What do India’s out-of-school children do?

Census data shows that a majority of children who are out of school do not have to work, supporting the NSSO’s finding that education being viewed as unnecessary is a major reason for school drop-outs


Despite succeeding in increasing enrolment through schemes such as Sarva Shiksha Abhiyan, India is struggling to keep its children in school, and the reasons are not necessarily economic. Photo: Sneha Srivastava/Mint
Despite succeeding in increasing enrolment through schemes such as Sarva Shiksha Abhiyan, India is struggling to keep its children in school, and the reasons are not necessarily economic. Photo: Sneha Srivastava/Mint

A report published by the National Sample Survey Organisation last year included a rather curious finding. More than 32 children out of 100 who dropped out of school in the age-group of 10-14 years did so because they did not think that education was necessary. The number was almost double those who dropped out to supplement family incomes or attend to domestic chores. The findings can be seen in detail in these pages. (See here for details )

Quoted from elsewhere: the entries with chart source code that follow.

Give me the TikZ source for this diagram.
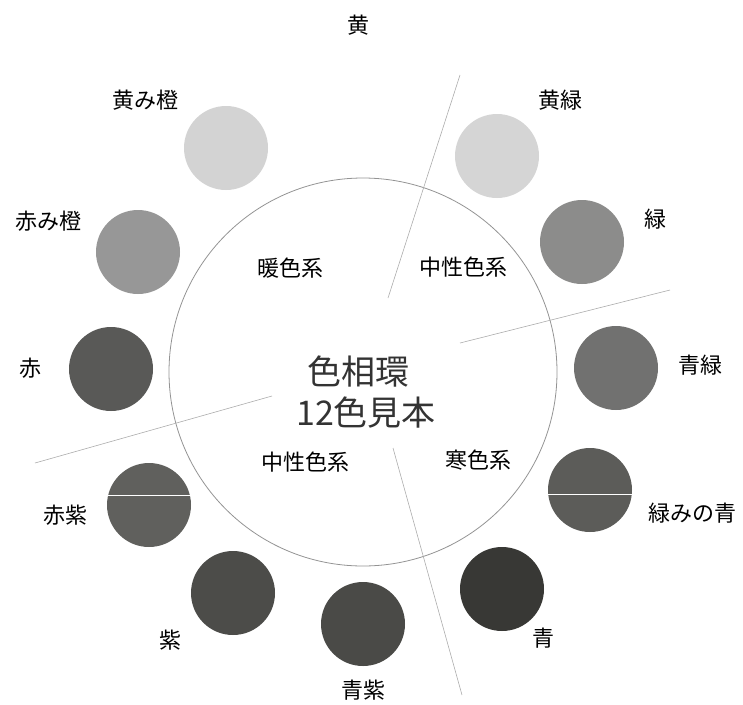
\documentclass[tikz,border=0pt]{standalone}
\usepackage{fontspec}
\setmainfont{Noto Sans CJK JP}
\definecolor{swA}{HTML}{D3D3D3}
\definecolor{swB}{HTML}{D5D5D5}
\definecolor{swC}{HTML}{979797}
\definecolor{swD}{HTML}{8C8C8B}
\definecolor{swE}{HTML}{595957}
\definecolor{swF}{HTML}{717170}
\definecolor{swG}{HTML}{60605D}
\definecolor{swH}{HTML}{5C5C59}
\definecolor{swI}{HTML}{4C4C49}
\definecolor{swJ}{HTML}{4A4A47}
\definecolor{swK}{HTML}{383835}
\begin{document}
\begin{tikzpicture}[x=1pt,y=-1pt,line join=round]
  \tikzset{
    swatch/.style={circle,minimum size=84pt,inner sep=0pt},
    lbl/.style={font=\fontsize{22}{26}\selectfont,inner sep=0pt},
    title/.style={font=\fontsize{34}{40}\selectfont,text=black!80,inner sep=0pt},
    divider/.style={color=gray!65,line width=0.6pt}
  }
  \useasboundingbox (0,0) rectangle (743,704);
  % big ring
  \node[circle,draw=gray!85,line width=0.8pt,minimum size=388pt,inner sep=0pt] (wheel) at (363,372) {};
  % dividing lines
  \coordinate (d1a) at (388,298); \coordinate (d1b) at (460,75);
  \coordinate (d2a) at (460,343); \coordinate (d2b) at (670,290);
  \coordinate (d3a) at (272,396); \coordinate (d3b) at (35,463);
  \coordinate (d4a) at (393,448); \coordinate (d4b) at (462,695);
  \foreach \i in {1,2,3,4} {
      \draw [divider] (d\i a) -- (d\i b);
    }
  % colour swatches
  \foreach \name/\x/\y/\col in {yo/226/148/swA, yg/497/156/swB, ro/138/252/swC,
      gr/582/242/swD, rd/111/369/swE, bg/616/368/swF, rp/149/505/swG,
      gb/590/490/swH, pu/233/593/swI, bp/363/624/swJ, bl/502/589/swK} {
      \node [swatch,fill=\col] (\name) at (\x,\y) {};
    }
  \draw [white,line width=0.8pt] (rp.west |- 0,495) -- (rp.east |- 0,495);
  \draw [white,line width=0.8pt] (gb.west |- 0,494) -- (gb.east |- 0,494);
  % colour names
  \node [lbl] (n-y)  at (358,25)  {黄};
  \node [lbl] (n-yg) at (560,100) {黄緑};
  \node [lbl] (n-gr) at (655,219) {緑};
  \node [lbl] (n-bg) at (700,365) {青緑};
  \node [lbl] (n-gb) at (692,513) {緑みの青};
  \node [lbl] (n-bl) at (543,638) {青};
  \node [lbl] (n-bp) at (363,690) {青紫};
  \node [lbl] (n-pu) at (170,640) {紫};
  \node [lbl] (n-rp) at (65,515)  {赤紫};
  \node [lbl] (n-rd) at (30,368)  {赤};
  \node [lbl] (n-ro) at (48,221)  {赤み橙};
  \node [lbl] (n-yo) at (145,100) {黄み橙};
  % groups
  \node [lbl] (warm)  at (290,268) {暖色系};
  \node [lbl] (neut1) at (463,267) {中性色系};
  \node [lbl] (neut2) at (305,462) {中性色系};
  \node [lbl] (cold)  at (478,460) {寒色系};
  % centre
  \node [title] (hue)    at (358,372) {色相環};
  \node [title] (sample) at (366,413) {12色見本};
\end{tikzpicture}
\end{document}
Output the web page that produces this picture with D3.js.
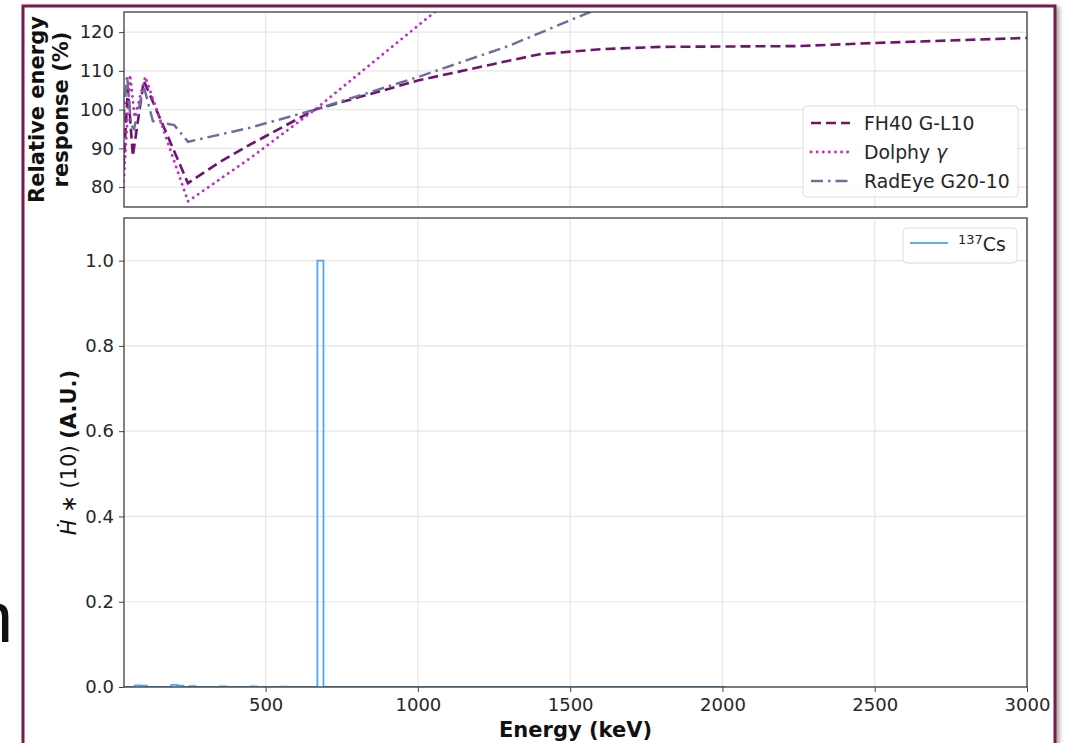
<!DOCTYPE html>
<html>
<head>
  <meta charset='utf-8'>
  <title>Energy response</title>
  <script src="https://cdnjs.cloudflare.com/ajax/libs/d3/7.8.5/d3.min.js"></script>
  <style>
    html, body {
      margin: 0;
      padding: 0;
      background: white;
      overflow: hidden;
    }
    svg {
      display: block;
      font-family: 'DejaVu Sans', sans-serif;
    }
  </style>
</head>
<body>
  <svg id="chart"></svg>
  <script>
    // detector response curves (energy keV, relative response %)
    const fh40Energy = [33, 48, 64, 100, 245, 350, 450, 662, 1000, 1250, 1400, 1600, 1800, 2250, 2500, 3000];
    const fh40Resp = [85, 105.5, 88, 107.5, 81, 86.5, 91, 100, 107.5, 111.8, 114.3, 115.6, 116.2, 116.4, 117.2, 118.5];

    const dolphyEnergy = [33, 55, 70, 105, 245, 450, 662, 1060, 1200];
    const dolphyResp = [80, 109, 98, 108.5, 76.3, 87.5, 100, 125.5, 134];

    const radeyeEnergy = [33, 45, 58, 68, 100, 130, 200, 245, 448, 662, 1000, 1300, 1553, 1700];
    const radeyeResp = [97, 109, 96, 95, 106, 97, 96, 91.7, 95.3, 100, 108.4, 116.5, 124.8, 129];

    const seriesNames = ["FH40 G-L10", "Dolphy ", "RadEye G20-10"];

    // Cs-137 spectrum, 20 keV bins from 30 to 2000 keV, non-empty bins only
    const histStart = 30;
    const histEnd = 2010;
    const binWidth = 20;
    const csBinLow = [70, 90, 190, 210, 250, 350, 450, 550, 670];
    const csBinValue = [0.004, 0.003, 0.005, 0.003, 0.002, 0.0015, 0.0012, 0.001, 1.0];

    const xTicks = [500, 1000, 1500, 2000, 2500, 3000];
    const topYTicks = [80, 90, 100, 110, 120];
    const botYTicks = [0.0, 0.2, 0.4, 0.6, 0.8, 1.0];

    const width = 1066;
    const height = 743;
    const left = 124, right = 1027;
    const topBox = {y0: 12, y1: 207};
    const botBox = {y0: 218, y1: 687};

    const svg = d3.select('#chart').attr('width', width).attr('height', height);

    // shadow for the frame
    const defs = svg.append('defs');
    const f = defs.append('filter').attr('id', 'shadow').attr('x', '-5%').attr('y', '-5%').attr('width', '110%').attr('height', '110%');
    f.append('feDropShadow').attr('dx', 3).attr('dy', 2).attr('stdDeviation', 2).attr('flood-color', '#000').attr('flood-opacity', 0.35);

    // the letter cut by the left edge of the slide
    svg.append('text')
      .attr('x', -27).attr('y', 642)
      .attr('font-family', 'Liberation Sans, sans-serif')
      .attr('font-size', 72)
      .attr('fill', '#111')
      .text('n');

    // framed card
    svg.append('rect')
      .attr('x', 23).attr('y', 6)
      .attr('width', 1032).attr('height', 760)
      .attr('fill', 'white')
      .attr('stroke', '#761d4f')
      .attr('stroke-width', 3)
      .attr('filter', 'url(#shadow)');

    const x = d3.scaleLinear().domain([35, 3000]).range([left, right]);
    const yTop = d3.scaleLinear().domain([74.85, 125.2]).range([topBox.y1, topBox.y0]);
    const yBot = d3.scaleLinear().domain([0, 1.1]).range([botBox.y1, botBox.y0]);

    const gridColor = '#e6e6e6';
    const tickFont = 18;
    const legendFont = 18.8;
    const labelFont = 21;

    function panel(yScale, box, yTickVals, fmt, showX) {
      const g = svg.append('g');
      // grid
      g.append('g').selectAll('line').data(xTicks).join('line')
        .attr('x1', d => x(d)).attr('x2', d => x(d))
        .attr('y1', box.y0).attr('y2', box.y1)
        .attr('stroke', gridColor).attr('stroke-width', 1.2);
      g.append('g').selectAll('line').data(yTickVals).join('line')
        .attr('x1', left).attr('x2', right)
        .attr('y1', d => yScale(d)).attr('y2', d => yScale(d))
        .attr('stroke', gridColor).attr('stroke-width', 1.2);

      // y axis
      const ya = g.append('g').attr('transform', `translate(${left},0)`)
        .call(d3.axisLeft(yScale).tickValues(yTickVals).tickFormat(fmt).tickSize(5).tickPadding(5));
      ya.select('.domain').remove();
      ya.selectAll('text').attr('font-size', tickFont).attr('font-family', 'DejaVu Sans').attr('fill', '#262626');
      ya.selectAll('line').attr('stroke', '#444');

      if (showX) {
        const xa = g.append('g').attr('transform', `translate(0,${box.y1})`)
          .call(d3.axisBottom(x).tickValues(xTicks).tickFormat(d3.format('d')).tickSize(5).tickPadding(6));
        xa.select('.domain').remove();
        xa.selectAll('text').attr('font-size', tickFont).attr('font-family', 'DejaVu Sans').attr('fill', '#262626');
        xa.selectAll('line').attr('stroke', '#444');
      }

      const clipId = 'clip' + box.y0;
      defs.append('clipPath').attr('id', clipId)
        .append('rect').attr('x', left).attr('y', box.y0)
        .attr('width', right - left).attr('height', box.y1 - box.y0);

      const plot = svg.append('g').attr('clip-path', `url(#${clipId})`);
      return {g, plot};
    }

    function frame(box) {
      svg.append('rect')
        .attr('x', left).attr('y', box.y0)
        .attr('width', right - left).attr('height', box.y1 - box.y0)
        .attr('fill', 'none').attr('stroke', '#3d3d3d').attr('stroke-width', 1.3);
    }

    // ---------- top panel ----------
    const topPanel = panel(yTop, topBox, topYTicks, d3.format('d'), false);
    const line = d3.line().x(d => x(d[0])).y(d => yTop(d[1]));

    const styles = [
      {color: '#6e146e', dash: '10,5', cap: 'butt', w: 2.6},
      {color: '#c42ac4', dash: '0.1,6', cap: 'round', w: 2.8},
      {color: '#6f6f9e', dash: '12,5,2.5,5', cap: 'butt', w: 2.5}
    ];
    const curves = [
      d3.zip(fh40Energy, fh40Resp),
      d3.zip(dolphyEnergy, dolphyResp),
      d3.zip(radeyeEnergy, radeyeResp)
    ];
    curves.forEach((c, i) => {
      topPanel.plot.append('path')
        .datum(c)
        .attr('d', line)
        .attr('fill', 'none')
        .attr('stroke', styles[i].color)
        .attr('stroke-width', styles[i].w)
        .attr('stroke-dasharray', styles[i].dash)
        .attr('stroke-linecap', styles[i].cap);
    });
    frame(topBox);

    // top legend
    const leg = svg.append('g').attr('transform', 'translate(803,106)');
    leg.append('rect').attr('width', 215).attr('height', 91).attr('rx', 4)
      .attr('fill', 'white').attr('fill-opacity', 0.85)
      .attr('stroke', '#dcdcdc').attr('stroke-width', 1);
    seriesNames.forEach((name, i) => {
      const yy = 17 + i * 29;
      leg.append('line').attr('x1', 8).attr('x2', 47).attr('y1', yy).attr('y2', yy)
        .attr('stroke', styles[i].color).attr('stroke-width', styles[i].w)
        .attr('stroke-dasharray', styles[i].dash).attr('stroke-linecap', styles[i].cap);
      const t = leg.append('text').attr('x', 61).attr('y', yy + 6.5)
        .attr('font-size', legendFont).attr('fill', '#262626').text(name);
      if (i === 1) t.append('tspan').attr('font-style', 'italic').text('\u03b3');
    });

    // top y label (two lines)
    [['Relative energy', 44], ['response (%)', 68]].forEach(([t, bx]) => {
      svg.append('text')
        .attr('transform', `translate(${bx},${(topBox.y0 + topBox.y1) / 2}) rotate(-90)`)
        .attr('text-anchor', 'middle')
        .attr('font-size', labelFont).attr('font-weight', 'bold').attr('fill', '#111')
        .text(t);
    });

    // ---------- bottom panel ----------
    const botPanel = panel(yBot, botBox, botYTicks, d3.format('.1f'), true);

    const binLows = d3.range(histStart, histEnd, binWidth);
    const steps = binLows.map(lo => {
      const k = csBinLow.indexOf(lo);
      return [lo, k >= 0 ? csBinValue[k] : 0];
    });
    steps.unshift([histStart, 0]);
    steps.push([histEnd, steps[steps.length - 1][1]], [histEnd, 0]);
    const stepLine = d3.line().x(d => x(d[0])).y(d => yBot(d[1])).curve(d3.curveStepAfter);
    botPanel.plot.append('path')
      .datum(steps)
      .attr('d', stepLine)
      .attr('fill', 'none')
      .attr('stroke', '#4fa5f7')
      .attr('stroke-width', 1.8);
    frame(botBox);

    // bottom legend
    const leg2 = svg.append('g').attr('transform', 'translate(903,228)');
    leg2.append('rect').attr('width', 114).attr('height', 35).attr('rx', 4)
      .attr('fill', 'white').attr('fill-opacity', 0.85)
      .attr('stroke', '#dcdcdc').attr('stroke-width', 1);
    leg2.append('line').attr('x1', 7).attr('x2', 45).attr('y1', 15).attr('y2', 15)
      .attr('stroke', '#5aacf5').attr('stroke-width', 1.8);
    const lt = leg2.append('text').attr('x', 55).attr('y', 23).attr('fill', '#262626');
    lt.append('tspan').attr('font-size', 13).attr('dy', -7).text('137');
    lt.append('tspan').attr('font-size', legendFont).attr('dy', 7).text('Cs');

    // bottom y label
    const yl = svg.append('text')
      .attr('transform', `translate(76,${(botBox.y0 + botBox.y1) / 2}) rotate(-90)`)
      .attr('text-anchor', 'middle')
      .attr('font-size', labelFont).attr('fill', '#111');
    yl.append('tspan').attr('font-style', 'italic').text('\u1E22');
    yl.append('tspan').text(' \u2217 (10) ');
    yl.append('tspan').attr('font-weight', 'bold').text('(A.U.)');

    // x label
    svg.append('text')
      .attr('x', (left + right) / 2).attr('y', 737)
      .attr('text-anchor', 'middle')
      .attr('font-size', labelFont).attr('font-weight', 'bold').attr('fill', '#111')
      .text('Energy (keV)');
  </script>
</body>
</html>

Recently released census data supports these findings. In 2011, nearly three in four persons in the age group of 5-19 years who were not attending an educational institution were non-workers.

Non-workers are defined as those who were neither working nor available for work in the preceding year. Although the share of non-workers among those attending an educational institution is significantly higher, the data dispels the notion that a majority of India’s young population that is not attending an educational institution is doing so to earn a living—meaning that child labour is not something that plagues the majority of India’s children.

The data classifies the 5-19 year-old population not attending an educational institution currently into two sub-groups: those who were attending an educational institution earlier and those who have never attended one.

In what appears to be a curious phenomenon, the latter group reports a higher share of non-workers and a lower share of main workers than the former.

Main workers are defined as those who have worked for six months or more in the preceding year. These numbers seem to suggest that even a cursory brush with education increases the probability of finding work as well as finding it for a longer time.

It is one thing to expect a premium for education in the regular job market. But does the labour market for children also have some sort of a premium for education? Santosh Mehrotra, professor at the Centre for Informal Sector and Labour Studies at Jawaharlal Nehru University, says this might indeed be the case. Since the population in this age-group is too young to take up jobs requiring heavy manual work in sectors such as construction, the completely illiterate ones might have to wait for some time to become part of the regular workforce, Mehrotra explains. On the other hand, being able to read and write can help one get jobs which require doing relatively less demanding physical work such as that of a help in a grocery shop.

These numbers also need to be viewed in the context of the fact that there was a significant reduction in poverty in the period from 2004-05 to 2011-12, which was also accompanied by a rise in rural wages. Although the poverty line set by the Tendulkar Committee (formed in 2005 to devise a formula to assess poverty) does not mean much, the increased earnings might have been enough for parents to ensure that their children did not have to work, Mehrotra added.

The data also underlines the discrimination faced by girl children vis-à-vis their male counterparts in both education and employment. While the proportion of girls not attending an education institution is higher than boys, and the gap increases with age, their proportion among non-workers is also higher than boys. The latter figure needs to be read with the rider that most girls are expected to attend to household chores, unlike boys.

Overall, the share of population in the 5-19 year age group not attending an educational institution currently is less than 30%. These headlines numbers might not reveal the true picture of our education system. While the share of children above the age of 8 years who have never attended school does not go beyond 13%, drop-outs start increasing at an alarming rate after the age of 14 years. This means that despite succeeding in increasing enrolment through schemes such as Sarva Shiksha Abhiyan, India is struggling to keep its children in school, and the reasons are not necessarily economic.

Surveys on learning outcome have often highlighted the fact that despite going to school, children are unable to perform even basic tasks such as reading a paragraph or solving elementary arithmetic problems.

It is entirely possible that poor quality of teaching or no teaching at all might be driving students away from schools, even if they do not have to work or earn money to support their families, Mehrotra added.

When seen in this context, the NSSO report’s findings that a significant proportion of out-of-school children find education unnecessary might be on the same page with industry reports that find India’s graduates unemployable. Neither believes that our education system is imparting useful skills. If India is serious about exploiting its demographic advantage, it must pay heed to these warning signs.